Rows from a dataset of charts and code:
>> BEGIN

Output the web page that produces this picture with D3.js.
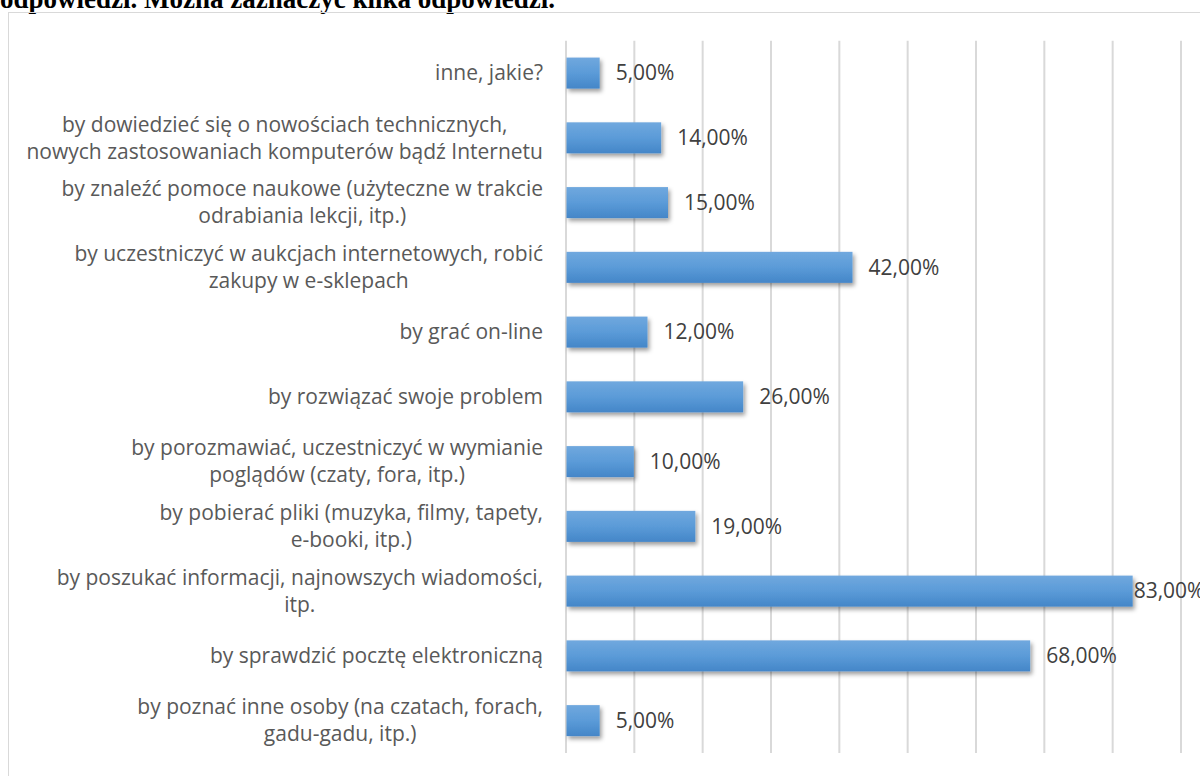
<!DOCTYPE html>
<html>
<head>
<meta charset="utf-8">
<script src="https://cdn.jsdelivr.net/npm/d3@7"></script>
<style>
  html, body { margin: 0; padding: 0; background: #fff; }
  svg { display: block; }
</style>
</head>
<body>
<svg id="chart" width="1200" height="776"></svg>
<script>
const titleText = "odpowiedzi. Można zaznaczyć kilka odpowiedzi.";
const categories = [
  ["inne, jakie?"],
  ["by dowiedzieć się o nowościach technicznych,", "nowych zastosowaniach komputerów bądź Internetu"],
  ["by znaleźć pomoce naukowe (użyteczne w trakcie", "odrabiania lekcji, itp.)"],
  ["by uczestniczyć w aukcjach internetowych, robić", "zakupy w e-sklepach"],
  ["by grać on-line"],
  ["by rozwiązać swoje problem"],
  ["by porozmawiać, uczestniczyć w wymianie", "poglądów (czaty, fora, itp.)"],
  ["by pobierać pliki (muzyka, filmy, tapety,", "e-booki, itp.)"],
  ["by poszukać informacji, najnowszych wiadomości,", "itp."],
  ["by sprawdzić pocztę elektroniczną"],
  ["by poznać inne osoby (na czatach, forach,", "gadu-gadu, itp.)"]
];
const values = [0.05, 0.14, 0.15, 0.42, 0.12, 0.26, 0.10, 0.19, 0.83, 0.68, 0.05];
const xTicks = [0, 0.1, 0.2, 0.3, 0.4, 0.5, 0.6, 0.7, 0.8, 0.9];

const W = 1200, H = 776;
const svg = d3.select("#chart");
const font = "'Open Sans', Lato, sans-serif";

// defs: gradient + shadow
const defs = svg.append("defs");
const grad = defs.append("linearGradient").attr("id", "barGrad")
  .attr("x1", 0).attr("y1", 0).attr("x2", 0).attr("y2", 1);
grad.append("stop").attr("offset", "0%").attr("stop-color", "#70a8de");
grad.append("stop").attr("offset", "50%").attr("stop-color", "#5b9bd8");
grad.append("stop").attr("offset", "100%").attr("stop-color", "#4486c8");
const f = defs.append("filter").attr("id", "shadow")
  .attr("x", "-10%").attr("y", "-20%").attr("width", "130%").attr("height", "160%");
f.append("feDropShadow").attr("dx", 2).attr("dy", 3).attr("stdDeviation", 2)
  .attr("flood-color", "#000").attr("flood-opacity", 0.38);

// title (partially cut off at the top, as in the reference)
svg.append("text")
  .attr("x", 0).attr("y", 8)
  .attr("font-family", "'Liberation Serif', 'Times New Roman', serif")
  .attr("font-weight", "bold")
  .attr("font-size", 27)
  .attr("fill", "#000")
  .text(titleText);

// chart border
svg.append("rect")
  .attr("x", 8.5).attr("y", 12.5)
  .attr("width", W + 20).attr("height", H + 20)
  .attr("fill", "none").attr("stroke", "#d9d9d9").attr("stroke-width", 1);

const x = d3.scaleLinear().domain([0, 0.9]).range([565.5, 1180.5]);
const y = d3.scaleBand().domain(d3.range(categories.length))
  .range([40.7, 753]).paddingInner(0.521).paddingOuter(0.2605);

// gridlines via axis
const gridAxis = d3.axisBottom(x).tickValues(xTicks).tickSize(-(753 - 40.7)).tickFormat("");
const g = svg.append("g").attr("transform", "translate(0,753)").call(gridAxis);
g.select(".domain").remove();
g.selectAll(".tick line").attr("stroke", "#d9d9d9").attr("stroke-width", 2);

// bars
svg.append("g").selectAll("rect").data(values).join("rect")
  .attr("x", x(0) + 1)
  .attr("y", (d, i) => y(i))
  .attr("width", d => x(d) - x(0) - 1)
  .attr("height", y.bandwidth())
  .attr("fill", "url(#barGrad)")
  .attr("filter", "url(#shadow)");

// value labels
const fmt = v => d3.format(".2f")(v * 100).replace(".", ",") + "%";
const vl = svg.append("g").selectAll("text").data(values).join("text")
  .attr("y", (d, i) => y(i) + y.bandwidth() / 2)
  .attr("dy", "0.35em")
  .attr("font-family", font).attr("font-size", 21)
  .attr("fill", "#404040")
  .text(d => fmt(d));
vl.each(function(d) {
  const w = this.getComputedTextLength();
  const pos = Math.min(x(d) + 16, W - w);
  d3.select(this).attr("x", Math.max(pos, x(d) + 1));
});

// category labels
const lineH = 27;
const labelRight = 543;
const cg = svg.append("g");
categories.forEach((lines, i) => {
  const cy = y(i) + y.bandwidth() / 2;
  const t = cg.append("text")
    .attr("font-family", font).attr("font-size", 21)
    .attr("fill", "#595959").attr("text-anchor", "middle");
  lines.forEach((ln, j) => {
    t.append("tspan").attr("y", cy + (j - (lines.length - 1) / 2) * lineH).attr("dy", "0.35em").text(ln);
  });
  let maxW = 0;
  t.selectAll("tspan").each(function() { maxW = Math.max(maxW, this.getComputedTextLength()); });
  t.selectAll("tspan").attr("x", labelRight - maxW / 2);
});
</script>
</body>
</html>
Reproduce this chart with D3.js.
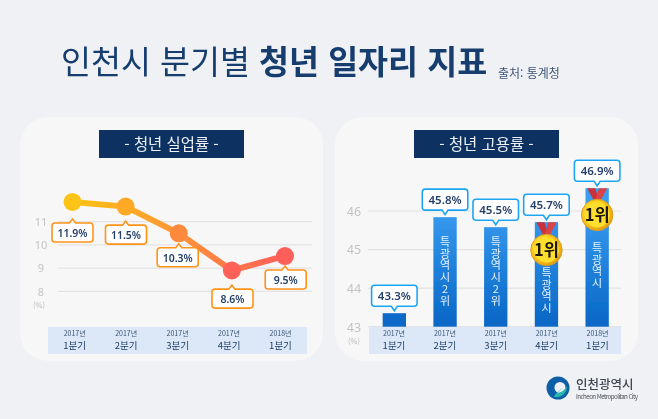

>> END

*PROBLEM DETAILS*. Output all the records, word for word, with no pictures in the copy.

*EXERCISE RESULT*.
Output the web page that produces this picture with D3.js.
<!DOCTYPE html>
<html>
<head>
<meta charset="utf-8">
<script src="https://cdn.jsdelivr.net/npm/d3@7"></script>
<style>
  html, body { margin: 0; padding: 0; background: #fff; }
  svg { display: block; }
</style>
</head>
<body>
<svg id="chart" width="1200" height="776"></svg>
<script>
const titleText = "odpowiedzi. Można zaznaczyć kilka odpowiedzi.";
const categories = [
  ["inne, jakie?"],
  ["by dowiedzieć się o nowościach technicznych,", "nowych zastosowaniach komputerów bądź Internetu"],
  ["by znaleźć pomoce naukowe (użyteczne w trakcie", "odrabiania lekcji, itp.)"],
  ["by uczestniczyć w aukcjach internetowych, robić", "zakupy w e-sklepach"],
  ["by grać on-line"],
  ["by rozwiązać swoje problem"],
  ["by porozmawiać, uczestniczyć w wymianie", "poglądów (czaty, fora, itp.)"],
  ["by pobierać pliki (muzyka, filmy, tapety,", "e-booki, itp.)"],
  ["by poszukać informacji, najnowszych wiadomości,", "itp."],
  ["by sprawdzić pocztę elektroniczną"],
  ["by poznać inne osoby (na czatach, forach,", "gadu-gadu, itp.)"]
];
const values = [0.05, 0.14, 0.15, 0.42, 0.12, 0.26, 0.10, 0.19, 0.83, 0.68, 0.05];
const xTicks = [0, 0.1, 0.2, 0.3, 0.4, 0.5, 0.6, 0.7, 0.8, 0.9];

const W = 1200, H = 776;
const svg = d3.select("#chart");
const font = "'Open Sans', Lato, sans-serif";

// defs: gradient + shadow
const defs = svg.append("defs");
const grad = defs.append("linearGradient").attr("id", "barGrad")
  .attr("x1", 0).attr("y1", 0).attr("x2", 0).attr("y2", 1);
grad.append("stop").attr("offset", "0%").attr("stop-color", "#70a8de");
grad.append("stop").attr("offset", "50%").attr("stop-color", "#5b9bd8");
grad.append("stop").attr("offset", "100%").attr("stop-color", "#4486c8");
const f = defs.append("filter").attr("id", "shadow")
  .attr("x", "-10%").attr("y", "-20%").attr("width", "130%").attr("height", "160%");
f.append("feDropShadow").attr("dx", 2).attr("dy", 3).attr("stdDeviation", 2)
  .attr("flood-color", "#000").attr("flood-opacity", 0.38);

// title (partially cut off at the top, as in the reference)
svg.append("text")
  .attr("x", 0).attr("y", 8)
  .attr("font-family", "'Liberation Serif', 'Times New Roman', serif")
  .attr("font-weight", "bold")
  .attr("font-size", 27)
  .attr("fill", "#000")
  .text(titleText);

// chart border
svg.append("rect")
  .attr("x", 8.5).attr("y", 12.5)
  .attr("width", W + 20).attr("height", H + 20)
  .attr("fill", "none").attr("stroke", "#d9d9d9").attr("stroke-width", 1);

const x = d3.scaleLinear().domain([0, 0.9]).range([565.5, 1180.5]);
const y = d3.scaleBand().domain(d3.range(categories.length))
  .range([40.7, 753]).paddingInner(0.521).paddingOuter(0.2605);

// gridlines via axis
const gridAxis = d3.axisBottom(x).tickValues(xTicks).tickSize(-(753 - 40.7)).tickFormat("");
const g = svg.append("g").attr("transform", "translate(0,753)").call(gridAxis);
g.select(".domain").remove();
g.selectAll(".tick line").attr("stroke", "#d9d9d9").attr("stroke-width", 2);

// bars
svg.append("g").selectAll("rect").data(values).join("rect")
  .attr("x", x(0) + 1)
  .attr("y", (d, i) => y(i))
  .attr("width", d => x(d) - x(0) - 1)
  .attr("height", y.bandwidth())
  .attr("fill", "url(#barGrad)")
  .attr("filter", "url(#shadow)");

// value labels
const fmt = v => d3.format(".2f")(v * 100).replace(".", ",") + "%";
const vl = svg.append("g").selectAll("text").data(values).join("text")
  .attr("y", (d, i) => y(i) + y.bandwidth() / 2)
  .attr("dy", "0.35em")
  .attr("font-family", font).attr("font-size", 21)
  .attr("fill", "#404040")
  .text(d => fmt(d));
vl.each(function(d) {
  const w = this.getComputedTextLength();
  const pos = Math.min(x(d) + 16, W - w);
  d3.select(this).attr("x", Math.max(pos, x(d) + 1));
});

// category labels
const lineH = 27;
const labelRight = 543;
const cg = svg.append("g");
categories.forEach((lines, i) => {
  const cy = y(i) + y.bandwidth() / 2;
  const t = cg.append("text")
    .attr("font-family", font).attr("font-size", 21)
    .attr("fill", "#595959").attr("text-anchor", "middle");
  lines.forEach((ln, j) => {
    t.append("tspan").attr("y", cy + (j - (lines.length - 1) / 2) * lineH).attr("dy", "0.35em").text(ln);
  });
  let maxW = 0;
  t.selectAll("tspan").each(function() { maxW = Math.max(maxW, this.getComputedTextLength()); });
  t.selectAll("tspan").attr("x", labelRight - maxW / 2);
});
</script>
</body>
</html>
Reproduce this chart with D3.js.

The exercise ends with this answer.